Jieqiong WANG (University of Michigan)
This paper examines an international exhibition of urbanism and architecture in an urban village in Shenzhen China, to explore how emerging forms of urban practice engage with complicated social and political forces in reshaping places and living experiences in these underserved places.
Studies on Chinese urban villages tend to focus on social and spatial issues such as the transformation of rural culture and organizations, the livelihood of low-income rural-to-urban migrants, and the spatial segregation of these urban villages from the city. Ongoing spatial practices in urban villages are overlooked. The dominant tabula rasa approach through demolition has evicted numerous migrants and interrupted local life patterns. However, the 2017 Shenzhen/Hong Kong Bi-City Biennale of Architecture and Urbanism(UABB), organized by the municipal government and curated by global architects and artists, signaled a turning point. New spatial and social relations in/beyond urban villages have emerged through the renovation of historical buildings, installations in public places, and revitalization of old factories.

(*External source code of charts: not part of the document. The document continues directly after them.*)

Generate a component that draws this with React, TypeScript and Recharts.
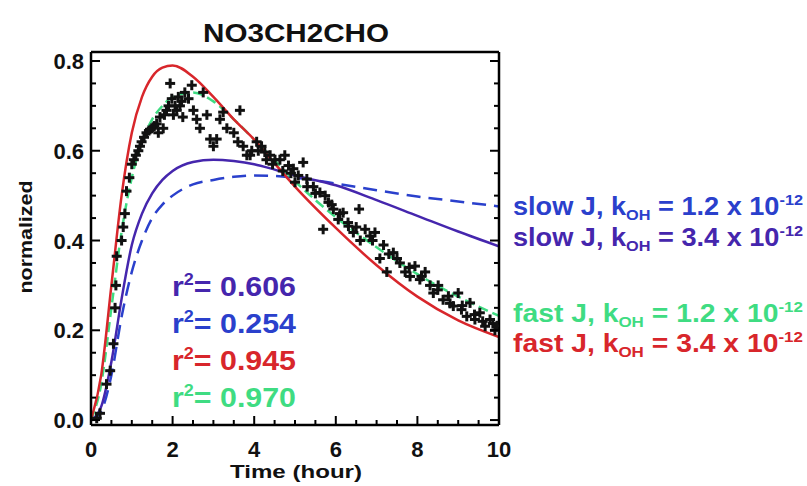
import React from 'react';
import { ComposedChart, Line, Scatter, XAxis, YAxis } from 'recharts';

// model curves
const curveTime = [0, 0.25, 0.5, 0.75, 1, 1.25, 1.5, 1.75, 2, 2.5, 3, 3.5, 4, 4.5, 5, 6, 7, 8, 9, 10];
const fastJ34 = [0, 0.1, 0.3, 0.5, 0.64, 0.72, 0.765, 0.785, 0.79, 0.765, 0.72, 0.67, 0.625, 0.572, 0.52, 0.428, 0.345, 0.275, 0.222, 0.185];
const fastJ12 = [0, 0.08, 0.25, 0.42, 0.54, 0.62, 0.67, 0.7, 0.72, 0.73, 0.71, 0.67, 0.625, 0.578, 0.532, 0.452, 0.385, 0.325, 0.275, 0.232];
const slowJ34 = [0, 0.03, 0.13, 0.27, 0.39, 0.46, 0.505, 0.535, 0.555, 0.575, 0.58, 0.577, 0.57, 0.558, 0.545, 0.523, 0.49, 0.455, 0.42, 0.387];
const slowJ12 = [0, 0.02, 0.1, 0.23, 0.33, 0.4, 0.45, 0.48, 0.5, 0.525, 0.535, 0.542, 0.545, 0.544, 0.54, 0.527, 0.512, 0.498, 0.487, 0.476];

// measurements
const obsTime = [0.14, 0.22, 0.38, 0.47, 0.55, 0.59, 0.61, 0.63, 0.75, 0.79, 0.83, 0.87, 0.94, 1.0, 1.05, 1.1, 1.16, 1.2, 1.24, 1.3, 1.36, 1.42, 1.49, 1.55, 1.61, 1.65, 1.69, 1.77, 1.8, 1.85, 1.9, 1.94, 1.98, 2.02, 2.06, 2.1, 2.14, 2.18, 2.22, 2.25, 2.3, 2.39, 2.47, 2.51, 2.59, 2.67, 2.75, 2.84, 2.92, 3.0, 3.08, 3.16, 3.24, 3.33, 3.5, 3.6, 3.65, 3.73, 3.82, 3.9, 3.94, 4.06, 4.1, 4.18, 4.26, 4.3, 4.39, 4.45, 4.51, 4.63, 4.7, 4.75, 4.84, 4.9, 4.96, 5.0, 5.08, 5.2, 5.29, 5.3, 5.45, 5.5, 5.61, 5.69, 5.74, 5.82, 5.9, 5.94, 6.06, 6.1, 6.18, 6.3, 6.31, 6.43, 6.5, 6.57, 6.6, 6.72, 6.84, 6.9, 6.96, 7.08, 7.17, 7.25, 7.3, 7.41, 7.5, 7.57, 7.7, 7.8, 7.82, 7.94, 8.06, 8.1, 8.19, 8.31, 8.39, 8.5, 8.51, 8.63, 8.76, 8.8, 8.88, 9.0, 9.08, 9.1, 9.21, 9.29, 9.4, 9.41, 9.53, 9.6, 9.66, 9.78, 9.85, 9.9, 9.95];
const obsValue = [0.004, 0.015, 0.08, 0.11, 0.17, 0.25, 0.3, 0.365, 0.4, 0.43, 0.46, 0.51, 0.54, 0.57, 0.58, 0.59, 0.6, 0.61, 0.62, 0.63, 0.64, 0.645, 0.65, 0.655, 0.66, 0.64, 0.675, 0.65, 0.68, 0.69, 0.7, 0.75, 0.716, 0.68, 0.7, 0.69, 0.72, 0.7, 0.71, 0.675, 0.73, 0.716, 0.746, 0.69, 0.67, 0.65, 0.73, 0.68, 0.626, 0.61, 0.626, 0.67, 0.686, 0.65, 0.64, 0.62, 0.69, 0.61, 0.59, 0.59, 0.6, 0.62, 0.6, 0.61, 0.597, 0.58, 0.59, 0.57, 0.58, 0.58, 0.555, 0.59, 0.567, 0.55, 0.56, 0.53, 0.545, 0.574, 0.537, 0.52, 0.52, 0.505, 0.507, 0.425, 0.5, 0.485, 0.48, 0.47, 0.447, 0.46, 0.462, 0.44, 0.432, 0.418, 0.43, 0.47, 0.4, 0.425, 0.41, 0.4, 0.418, 0.36, 0.39, 0.33, 0.37, 0.373, 0.36, 0.35, 0.33, 0.34, 0.32, 0.343, 0.313, 0.32, 0.33, 0.3, 0.283, 0.29, 0.3, 0.268, 0.276, 0.26, 0.254, 0.283, 0.246, 0.255, 0.231, 0.261, 0.235, 0.224, 0.239, 0.22, 0.209, 0.224, 0.215, 0.2, 0.21];

const xTicks = [0, 0.5, 1, 1.5, 2, 2.5, 3, 3.5, 4, 4.5, 5, 5.5, 6, 6.5, 7, 7.5, 8, 8.5, 9, 9.5, 10];
const yTicks = [0, 0.05, 0.1, 0.15, 0.2, 0.25, 0.3, 0.35, 0.4, 0.45, 0.5, 0.55, 0.6, 0.65, 0.7, 0.75, 0.8];

const rSquared = ['0.606', '0.254', '0.945', '0.970'];
const legendLabels = [
  { kOH: '1.2', speed: 'slow' },
  { kOH: '3.4', speed: 'slow' },
  { kOH: '1.2', speed: 'fast' },
  { kOH: '3.4', speed: 'fast' },
];

const RED = '#d8262b';
const GREEN = '#3fdc82';
const PURPLE = '#4526ad';
const BLUE = '#2a40cc';
const FONT = '"Liberation Sans", Arial, sans-serif';

const curveData = curveTime.map((t, i) => ({ t, red: fastJ34[i], green: fastJ12[i], purple: slowJ34[i], blue: slowJ12[i] }));
const obsData = obsTime.map((t, i) => ({ t, v: obsValue[i] }));

const isMajorX = (v: number) => Math.abs(v % 2) < 1e-6;
const isMajorY = (v: number) => Math.abs(v * 5 - Math.round(v * 5)) < 1e-6;

const BottomTick = (props: any) => {
  const { x, y, payload } = props;
  const major = isMajorX(payload.value);
  return (
    <g>
      <path d={`M${x},${y}V${y - (major ? 9 : 5)}`} stroke="#000" strokeWidth={2} fill="none" />
      {major && (
        <text x={x} y={y + 32} textAnchor="middle" fontFamily={FONT} fontWeight="bold" fontSize={22} fill="#111">
          {payload.value}
        </text>
      )}
    </g>
  );
};

const TopTick = (props: any) => {
  const { x, y, payload } = props;
  const major = isMajorX(payload.value);
  return <path d={`M${x},${y}V${y + (major ? 9 : 5)}`} stroke="#000" strokeWidth={2} fill="none" />;
};

const LeftTick = (props: any) => {
  const { x, y, payload } = props;
  const major = isMajorY(payload.value);
  return (
    <g>
      <path d={`M${x},${y}H${x + (major ? 9 : 5)}`} stroke="#000" strokeWidth={2} fill="none" />
      {major && (
        <text x={x - 7} y={y + 8} textAnchor="end" fontFamily={FONT} fontWeight="bold" fontSize={22} fill="#111">
          {payload.value.toFixed(1)}
        </text>
      )}
    </g>
  );
};

const RightTick = (props: any) => {
  const { x, y, payload } = props;
  const major = isMajorY(payload.value);
  return <path d={`M${x},${y}H${x - (major ? 9 : 5)}`} stroke="#000" strokeWidth={2} fill="none" />;
};

const PlusMark = ({ cx, cy }: any) => (
  <g>
    <line x1={cx - 5} y1={cy} x2={cx + 5} y2={cy} stroke="#111" strokeWidth={3} />
    <line x1={cx} y1={cy - 5} x2={cx} y2={cy + 5} stroke="#111" strokeWidth={3} />
  </g>
);

const frameAxis = { stroke: '#000', strokeWidth: 2.5 };

export default function App() {
  const legendColors = [BLUE, PURPLE, GREEN, RED];
  const legendY = [215, 246, 322, 352];
  const rColors = [PURPLE, BLUE, RED, GREEN];
  return (
    <div style={{ position: 'absolute', left: 0, top: 0, width: 807, height: 486, background: '#fff' }}>
      <ComposedChart width={807} height={486} margin={{ top: 51, right: 307, bottom: 0, left: 0 }}>
        <XAxis
          xAxisId="b"
          dataKey="t"
          type="number"
          domain={[0, 10]}
          ticks={xTicks}
          interval={0}
          allowDataOverflow
          height={61}
          tickSize={0}
          tickMargin={0}
          tickLine={false}
          axisLine={frameAxis}
          tick={(p: any) => <BottomTick {...p} />}
        />
        <XAxis
          xAxisId="top"
          orientation="top"
          type="number"
          domain={[0, 10]}
          ticks={xTicks}
          interval={0}
          allowDataOverflow
          height={1}
          tickSize={0}
          tickMargin={0}
          tickLine={false}
          axisLine={frameAxis}
          tick={(p: any) => <TopTick {...p} />}
        />
        <YAxis
          yAxisId="l"
          type="number"
          domain={[-0.011, 0.82]}
          ticks={yTicks}
          interval={0}
          allowDataOverflow
          width={91}
          tickSize={0}
          tickMargin={0}
          tickLine={false}
          axisLine={frameAxis}
          tick={(p: any) => <LeftTick {...p} />}
        />
        <YAxis
          yAxisId="r"
          orientation="right"
          type="number"
          domain={[-0.011, 0.82]}
          ticks={yTicks}
          interval={0}
          allowDataOverflow
          width={1}
          tickSize={0}
          tickMargin={0}
          tickLine={false}
          axisLine={frameAxis}
          tick={(p: any) => <RightTick {...p} />}
        />
        <Scatter xAxisId="b" yAxisId="l" data={obsData} dataKey="v" shape={<PlusMark />} isAnimationActive={false} />
        <Line xAxisId="b" yAxisId="l" data={curveData} dataKey="blue" type="monotone" stroke={BLUE} strokeWidth={2.5} strokeDasharray="14 8" dot={false} isAnimationActive={false} />
        <Line xAxisId="b" yAxisId="l" data={curveData} dataKey="purple" type="monotone" stroke={PURPLE} strokeWidth={2.5} dot={false} isAnimationActive={false} />
        <Line xAxisId="b" yAxisId="l" data={curveData} dataKey="green" type="monotone" stroke={GREEN} strokeWidth={2.5} strokeDasharray="10 5" dot={false} isAnimationActive={false} />
        <Line xAxisId="b" yAxisId="l" data={curveData} dataKey="red" type="monotone" stroke={RED} strokeWidth={2.5} dot={false} isAnimationActive={false} />
      </ComposedChart>
      <svg width={807} height={486} style={{ position: 'absolute', left: 0, top: 0, pointerEvents: 'none' }} fontFamily={FONT} fontWeight="bold">
        <text x={296} y={42} textAnchor="middle" fontSize={26} fill="#111" textLength={186} lengthAdjust="spacingAndGlyphs">NO3CH2CHO</text>
        <text x={296} y={478} textAnchor="middle" fontSize={19} fill="#111" textLength={132} lengthAdjust="spacingAndGlyphs">Time (hour)</text>
        <text x={0} y={0} textAnchor="middle" fontSize={19} fill="#111" transform="translate(32 237) rotate(-90)" textLength={113} lengthAdjust="spacingAndGlyphs">normalized</text>
        {rSquared.map((r, i) => (
          <text key={r} x={172} y={296 + i * 37} fontSize={27} fill={rColors[i]} textLength={124} lengthAdjust="spacingAndGlyphs">
            r<tspan fontSize={16} dy={-11}>2</tspan>
            <tspan dy={11}>= {r}</tspan>
          </text>
        ))}
        {legendLabels.map((l, i) => (
          <text key={i} x={513} y={legendY[i]} fontSize={25} fill={legendColors[i]} textLength={290} lengthAdjust="spacingAndGlyphs">
            {l.speed} J, k<tspan fontSize={15} dy={5}>OH</tspan>
            <tspan dy={-5}> = {l.kOH} x 10</tspan>
            <tspan fontSize={15} dy={-10}>-12</tspan>
          </text>
        ))}
      </svg>
    </div>
  );
}
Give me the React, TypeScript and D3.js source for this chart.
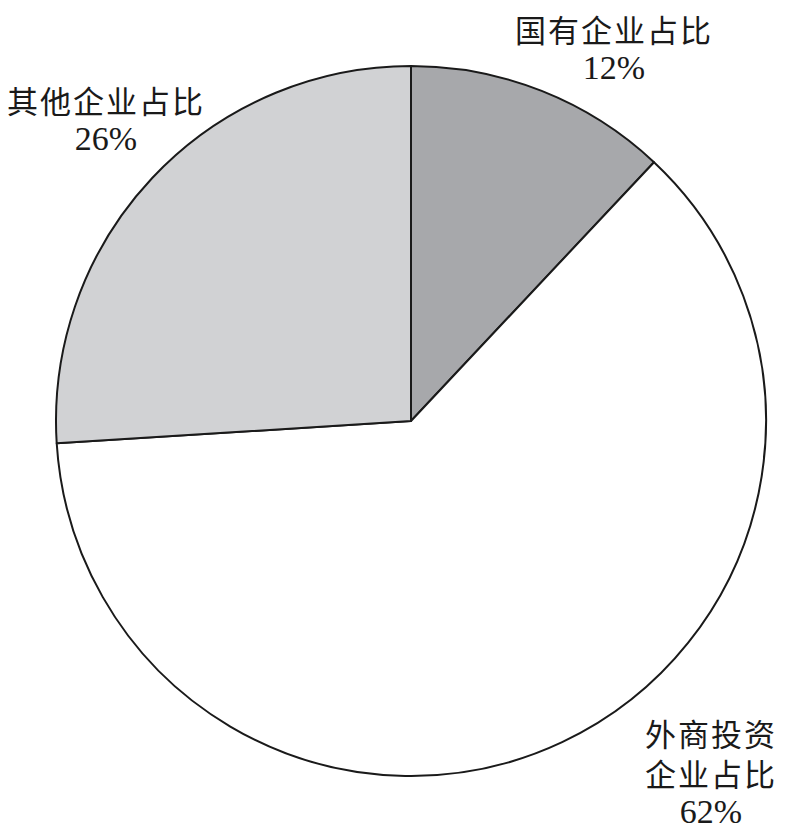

These emerging practices are interfaces where global flows of architectural expertise, state policies, profits, local organizations, and underserved lives encounter and interact. This research employs mixed research methods and tactics, including archival research on documents (representations, proposals, and statements), participatory observations on the processes of curating the exhibition and operating intervention projects, in-depth interviews with different actors and inhabitants (mainly migrants), and mappings of activities and daily routines of inhabitants.
Interim findings show that new forms of collaboration are emerging, through interactions among multiple social actors including city authorities, local bureaucrats, developers, global architects and urban designers, quasi- landlords (ex-farmers), and migrant workers and shopkeepers. Such practices tend to traverse and dismantle conventional territorial demarcations. Urban villages are now transforming into particular urban places with new cultural, environmental, and economic values. However, one question remains: who are now the inhabitants of such places?